Mais ce n’est pas la seule raison. « En Allemagne, on est plus attentif aux libertés fondamentales », explique l’historienne. Depuis le mois de mars, la question de l’équilibre entre le respect des libertés individuelles et les mesures de restriction est au cœur du débat public. Pas un jour ne se passe sans qu’un responsable public ou la presse ne l’évoque. Avec un mot-clé : la proportionnalité. Les mesures ne doivent pas attenter aux libertés au-delà de ce qui est strictement nécessaire pour atteindre le but visé. Ainsi, interdire les rassemblements semble justifié pour éviter la transmission du virus ; interdire à la population de sortir de chez elle paraît en revanche excessif.

Si la notion de proportionnalité, fondatrice de l’état de droit, existe aussi en France, elle est particulièrement « forte en Allemagne à cause des dictatures nazie et communiste qu’a connues le pays au XXe siècle », explique Klaus-Peter Sick, chercheur au centre Marc-Bloch de Berlin. Tandis que les premiers articles de la Constitution française mettent l’accent sur l’égalité entre les citoyens, son pendant allemand, la Loi fondamentale, met surtout en avant la liberté, « intangible », mentionnée pas moins de vingt-six fois dans ce texte fondateur.

« Pour prendre de bonnes décisions, on considère qu’un libre débat est nécessaire »
Et les Allemands n’hésitent pas à vérifier auprès des tribunaux que leurs libertés ne sont pas bafouées. Depuis le mois de mars, pas moins de 260 jugements ont déjà été rendus, de l’obligation du port au masque à l’école à la fermeture des salons de toilettage canin. Certaines mesures ont effectivement été retoquées, comme la fermeture de bars la nuit à Berlin ou l’obligation de quarantaine dans la région du Schleswig-Holstein pour les touristes en provenance de zones classées à risque. « Les Allemands ont une mentalité légaliste, ils sont plus à cheval sur leurs droits », confirme Leo Klimm.

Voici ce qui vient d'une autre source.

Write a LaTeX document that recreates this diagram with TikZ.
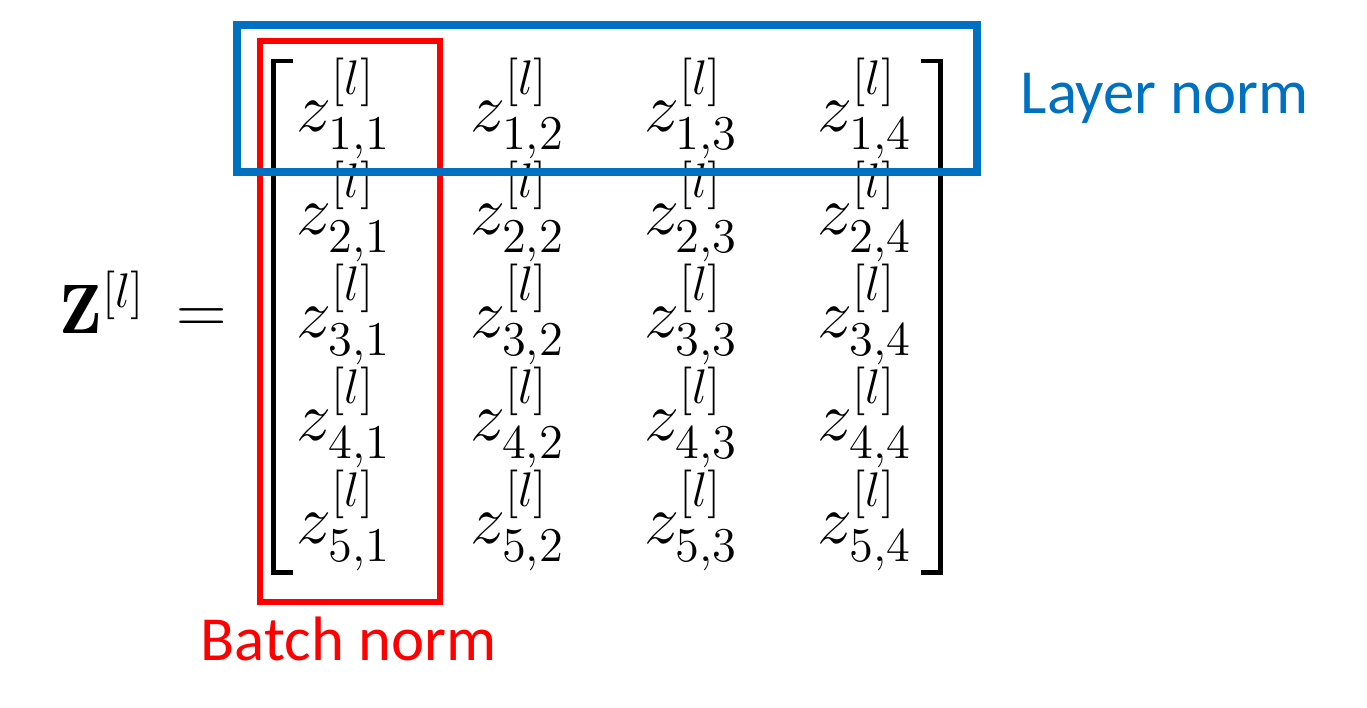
\documentclass[tikz,border=0pt]{standalone}
\usepackage{amsmath}
\usepackage{fontspec}
\newfontfamily\labelfont{Carlito}
\newcommand{\mathsize}{\fontsize{20.74}{25}\selectfont}
\tikzset{
  entry/.style={anchor=base west,inner sep=0pt,font=\mathsize},
  normlabel/.style={anchor=base west,inner sep=0pt,font=\labelfont\fontsize{18.6}{22}\selectfont},
}
\begin{document}
\begin{tikzpicture}[x=0.01042cm,y=-0.01042cm]
                        \useasboundingbox (0,0) rectangle (1367,707);

                        % Left hand side Z = 
                        \node[entry] (lhs) at (59,333) {$\mathbf{Z}^{[l]}\mkern8mu{=}$};

                        % Entries of the matrix, row r column c
                        \foreach \r in {1,...,5}{
                          \foreach \c in {1,...,4}{
                            \node[entry] (z\r\c) at ({296+173.7*(\c-1)},{131+103*(\r-1)}) {$z_{\r,\c}^{[l]}$};
                          }
                        }

                        % Drawing left bracket
                        \draw [line width=0.052cm] (293,61) -- (273.5,61) -- (273.5,572) -- (293,572);%

                        % Drawing right bracket
                        \draw [line width=0.052cm] (921,61) -- (940,61) -- (940,572) -- (921,572);%

                        % Changing color 255 0 0
                        \definecolor{r255g0b0}{rgb}{1.000000,0.000000,0.000000}%

                        % Drawing box around column 1
                        \draw [r255g0b0,line width=0.068cm] (260,41) rectangle (440,602);%
                        \node[normlabel,text=r255g0b0] (batch) at (200,660) {Batch norm};

                        % Changing color 0 112 192
                        \definecolor{r0g112b192}{rgb}{0.000000,0.439216,0.752941}%

                        % Drawing box around row 1
                        \draw [r0g112b192,line width=0.083cm] (237,25) rectangle (977,172);%
                        \node[normlabel,text=r0g112b192] (layer) at (1020,113) {Layer norm};
                    \end{tikzpicture}
\end{document}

Ce pouvoir judiciaire fort oblige l’exécutif et le législatif à anticiper les plaintes éventuelles, mais aussi à impliquer largement la société dans ses décisions. Toutes les deux semaines, la chancelière fédérale, Angela Merkel, réunit les seize ministres-présidents des Länder, les régions allemandes, pour négocier l’ajustement des mesures de restrictions. Ils décident collectivement après avoir consulté, dans chaque Land, les syndicats, organisations de médecins, de parents d’élèves ou corporatistes [1].

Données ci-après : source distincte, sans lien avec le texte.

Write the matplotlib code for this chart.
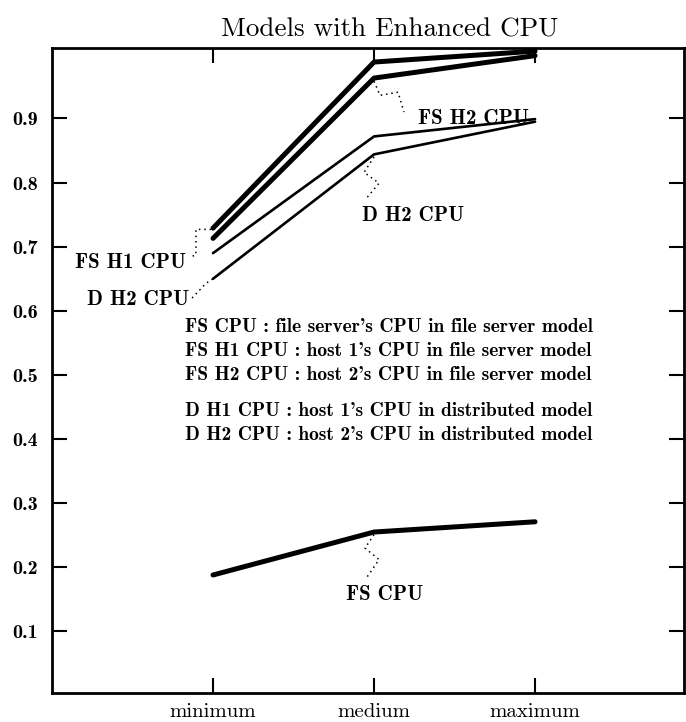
import matplotlib.pyplot as plt
import numpy as np

# CPU utilisation for the three load levels
categories = ["minimum", "medium", "maximum"]
fs_h1_cpu = [0.729, 0.988, 1.005]
fs_h2_cpu = [0.713, 0.963, 0.998]
d_h1_cpu = [0.690, 0.872, 0.899]
d_h2_cpu = [0.650, 0.844, 0.895]
fs_cpu = [0.188, 0.255, 0.271]

y_ticks = [0.1, 0.2, 0.3, 0.4, 0.5, 0.6, 0.7, 0.8, 0.9]
y_tick_labels = ["0.1", "0.2", "0.3", "0.4", "0.5", "0.6", "0.7", "0.8", "0.9"]

# the Computer Modern fonts put the curly apostrophe on the ASCII quote
notes = [
    "FS CPU : file server's CPU in file server model",
    "FS H1 CPU : host 1's CPU in file server model",
    "FS H2 CPU : host 2's CPU in file server model",
    "D H1 CPU : host 1's CPU in distributed model",
    "D H2 CPU : host 2's CPU in distributed model",
]

ROMAN = "cmr10"
BOLD = "cmb10"

fig = plt.figure(figsize=(6.86, 7.22), dpi=100)
ax = fig.add_axes([0.0758, 0.0402, 0.9213, 0.8934])

x = np.arange(1, len(categories) + 1)
thick, thin = 3.6, 1.9
ax.plot(x, fs_h1_cpu, color="black", lw=thick, solid_capstyle="round", clip_on=False)
ax.plot(x, fs_h2_cpu, color="black", lw=thick, solid_capstyle="round", clip_on=False)
ax.plot(x, d_h1_cpu, color="black", lw=thin, solid_capstyle="round")
ax.plot(x, d_h2_cpu, color="black", lw=thin, solid_capstyle="round")
ax.plot(x, fs_cpu, color="black", lw=thick, solid_capstyle="round")

ax.set_xlim(0, 3.925)
ax.set_ylim(0.004, 1.01)

ax.set_xticks(x)
ax.set_xticklabels(categories, fontfamily=ROMAN, fontsize=15)
ax.set_yticks(y_ticks)
ax.set_yticklabels(y_tick_labels, fontfamily=BOLD, fontsize=14.5)
ax.tick_params(axis="x", direction="in", top=True, length=10.5, width=1.5, pad=7)
ax.tick_params(axis="y", direction="in", right=True, length=10.5, width=1.5, pad=10)
for sp in ax.spines.values():
    sp.set_linewidth(2)

# curve labels with dotted leaders
dots = dict(color="black", lw=1.1, linestyle=(0, (1, 2.5)))
ax.plot([0.988, 0.894, 0.894, 0.857], [0.727, 0.727, 0.687, 0.684], **dots)
ax.plot([0.870, 0.957, 1.0], [0.620, 0.643, 0.650], **dots)
ax.plot([2.0, 2.037, 2.149, 2.186], [0.958, 0.936, 0.941, 0.910], **dots)
ax.plot([2.0, 1.938, 2.031, 1.944], [0.840, 0.816, 0.799, 0.773], **dots)
ax.plot([2.0, 1.944, 2.031, 1.957], [0.251, 0.230, 0.212, 0.185], **dots)

lab = dict(fontfamily=BOLD, fontsize=15, va="center")
ax.text(0.832, 0.676, "FS H1 CPU", ha="right", **lab)
ax.text(0.851, 0.618, "D H2 CPU", ha="right", **lab)
ax.text(2.273, 0.900, "FS H2 CPU", ha="left", **lab)
ax.text(1.925, 0.749, "D H2 CPU", ha="left", **lab)
ax.text(1.826, 0.157, "FS CPU", ha="left", **lab)

note_y = [0.575, 0.538, 0.500, 0.444, 0.407]
for txt, yy in zip(notes, note_y):
    ax.text(0.823, yy, txt, ha="left", va="center", fontfamily=BOLD, fontsize=14)

fig.text(0.5685, 0.949, "Models with Enhanced CPU", ha="center", va="baseline",
         fontfamily=ROMAN, fontsize=19.5)

fig.savefig("out.png", dpi=100)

« En Allemagne, on dit : sans liberté, pas d’efficacité », dit l’historien Klaus-Peter Sick. « Pour prendre de bonnes décisions, on considère qu’un libre débat est nécessaire, qu’il faut que des intérêts divergents soient présents dans le processus d’élaboration, alors qu’en France, au contraire, les intérêts particuliers sont plutôt mal vus. »

Dans la tempête, la capitaine Merkel est perçue comme un rempart à d’éventuelles dérives. Pas de vocabulaire guerrier ni de recours à l’état d’urgence : celle qui a grandi dans l’ancienne dictature d’Allemagne de l’Est « incarne cette protection contre l’autoritarisme, cette vigilance sur les libertés », selon Klaus-Peter Sick. Pour s’aérer, la cheffe d’État fait de longues balades le week-end dans les forêts qui entourent Berlin. De quoi, sans doute, laisser rêveur du côté occidental du Rhin.